> **Task prompt**: Please retype the records below exactly, from the first line through the line containing "39.5, 34.4]", and leave out any pictures.

> **Exercise materials**:
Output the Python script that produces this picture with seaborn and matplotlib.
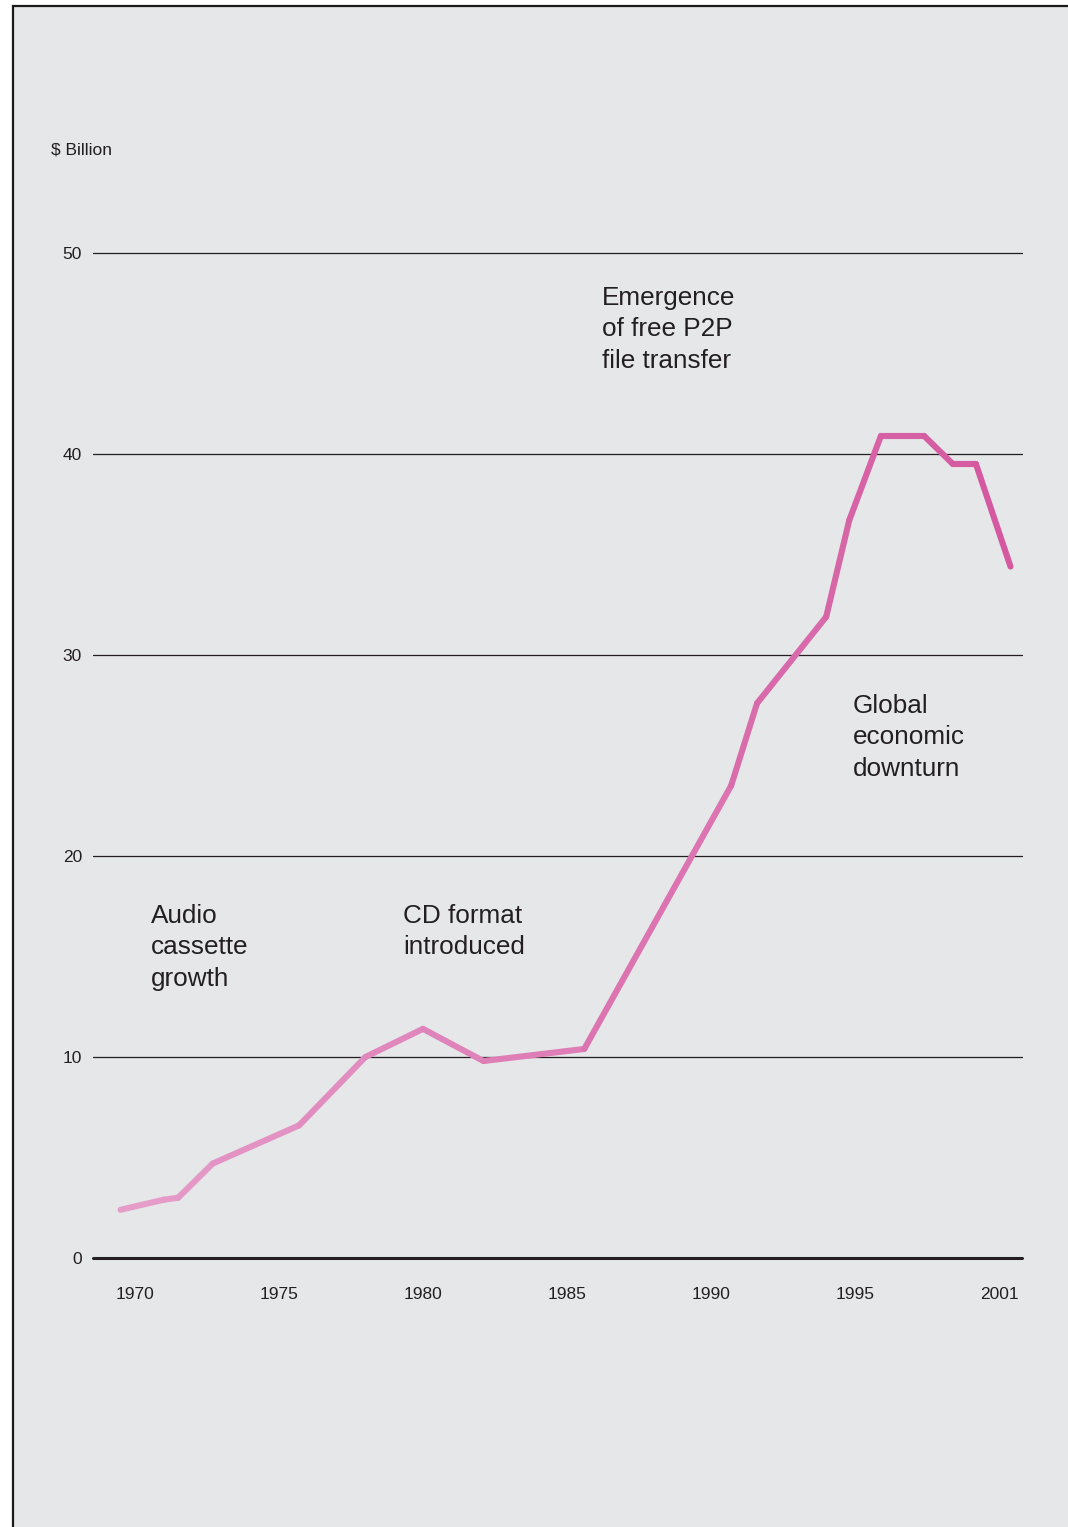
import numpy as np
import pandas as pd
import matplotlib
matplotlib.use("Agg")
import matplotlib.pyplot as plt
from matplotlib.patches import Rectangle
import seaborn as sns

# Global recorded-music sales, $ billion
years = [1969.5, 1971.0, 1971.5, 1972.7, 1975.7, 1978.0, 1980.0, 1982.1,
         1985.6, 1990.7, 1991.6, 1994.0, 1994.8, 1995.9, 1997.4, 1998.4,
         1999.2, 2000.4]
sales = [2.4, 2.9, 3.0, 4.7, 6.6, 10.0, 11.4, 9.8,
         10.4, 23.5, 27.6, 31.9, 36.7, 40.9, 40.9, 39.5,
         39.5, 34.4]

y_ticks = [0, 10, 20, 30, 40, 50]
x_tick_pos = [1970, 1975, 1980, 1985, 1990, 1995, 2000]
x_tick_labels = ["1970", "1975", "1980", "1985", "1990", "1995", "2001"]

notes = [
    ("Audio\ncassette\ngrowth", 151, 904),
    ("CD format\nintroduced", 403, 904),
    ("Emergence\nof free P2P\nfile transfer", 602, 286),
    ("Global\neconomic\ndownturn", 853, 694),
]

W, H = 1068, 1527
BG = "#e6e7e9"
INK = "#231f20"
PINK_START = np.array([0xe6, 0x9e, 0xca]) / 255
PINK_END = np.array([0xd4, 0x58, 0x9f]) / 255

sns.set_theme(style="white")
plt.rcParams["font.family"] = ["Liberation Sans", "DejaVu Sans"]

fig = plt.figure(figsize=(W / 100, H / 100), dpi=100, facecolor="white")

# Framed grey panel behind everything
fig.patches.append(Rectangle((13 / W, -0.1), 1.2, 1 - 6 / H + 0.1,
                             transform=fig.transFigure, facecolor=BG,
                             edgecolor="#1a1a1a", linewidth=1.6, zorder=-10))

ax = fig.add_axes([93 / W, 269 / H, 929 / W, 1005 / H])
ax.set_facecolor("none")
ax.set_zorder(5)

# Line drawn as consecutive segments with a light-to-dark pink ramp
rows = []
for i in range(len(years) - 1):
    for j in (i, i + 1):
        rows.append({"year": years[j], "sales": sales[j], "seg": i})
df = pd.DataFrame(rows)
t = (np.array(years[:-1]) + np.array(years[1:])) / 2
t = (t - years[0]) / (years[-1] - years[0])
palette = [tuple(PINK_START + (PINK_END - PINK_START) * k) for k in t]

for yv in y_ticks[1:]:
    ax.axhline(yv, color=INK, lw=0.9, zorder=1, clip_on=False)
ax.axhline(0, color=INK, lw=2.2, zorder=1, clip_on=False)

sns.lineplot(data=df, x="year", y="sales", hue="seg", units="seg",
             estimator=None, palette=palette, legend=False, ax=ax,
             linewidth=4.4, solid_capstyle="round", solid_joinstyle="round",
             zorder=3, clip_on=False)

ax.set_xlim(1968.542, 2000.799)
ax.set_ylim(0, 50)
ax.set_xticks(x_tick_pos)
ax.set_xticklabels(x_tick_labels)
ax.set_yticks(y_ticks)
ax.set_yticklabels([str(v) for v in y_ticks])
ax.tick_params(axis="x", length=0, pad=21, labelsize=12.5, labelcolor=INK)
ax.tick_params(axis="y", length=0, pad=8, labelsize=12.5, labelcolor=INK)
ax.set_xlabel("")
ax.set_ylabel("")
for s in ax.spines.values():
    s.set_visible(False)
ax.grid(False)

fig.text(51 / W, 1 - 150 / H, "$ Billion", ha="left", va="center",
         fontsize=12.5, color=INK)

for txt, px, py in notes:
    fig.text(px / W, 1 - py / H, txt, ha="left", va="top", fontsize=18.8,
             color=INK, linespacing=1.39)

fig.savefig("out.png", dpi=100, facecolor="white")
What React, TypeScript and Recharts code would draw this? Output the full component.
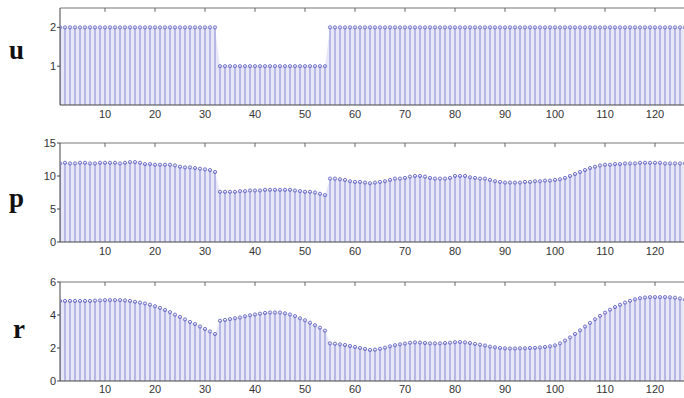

> **Problem solution**:
Output the Python script that produces this picture with seaborn and matplotlib.
import numpy as np
import pandas as pd
import matplotlib
matplotlib.use("Agg")
import matplotlib.pyplot as plt
from matplotlib.patches import Rectangle
import seaborn as sns

# Global recorded-music sales, $ billion
years = [1969.5, 1971.0, 1971.5, 1972.7, 1975.7, 1978.0, 1980.0, 1982.1,
         1985.6, 1990.7, 1991.6, 1994.0, 1994.8, 1995.9, 1997.4, 1998.4,
         1999.2, 2000.4]
sales = [2.4, 2.9, 3.0, 4.7, 6.6, 10.0, 11.4, 9.8,
         10.4, 23.5, 27.6, 31.9, 36.7, 40.9, 40.9, 39.5,
         39.5, 34.4]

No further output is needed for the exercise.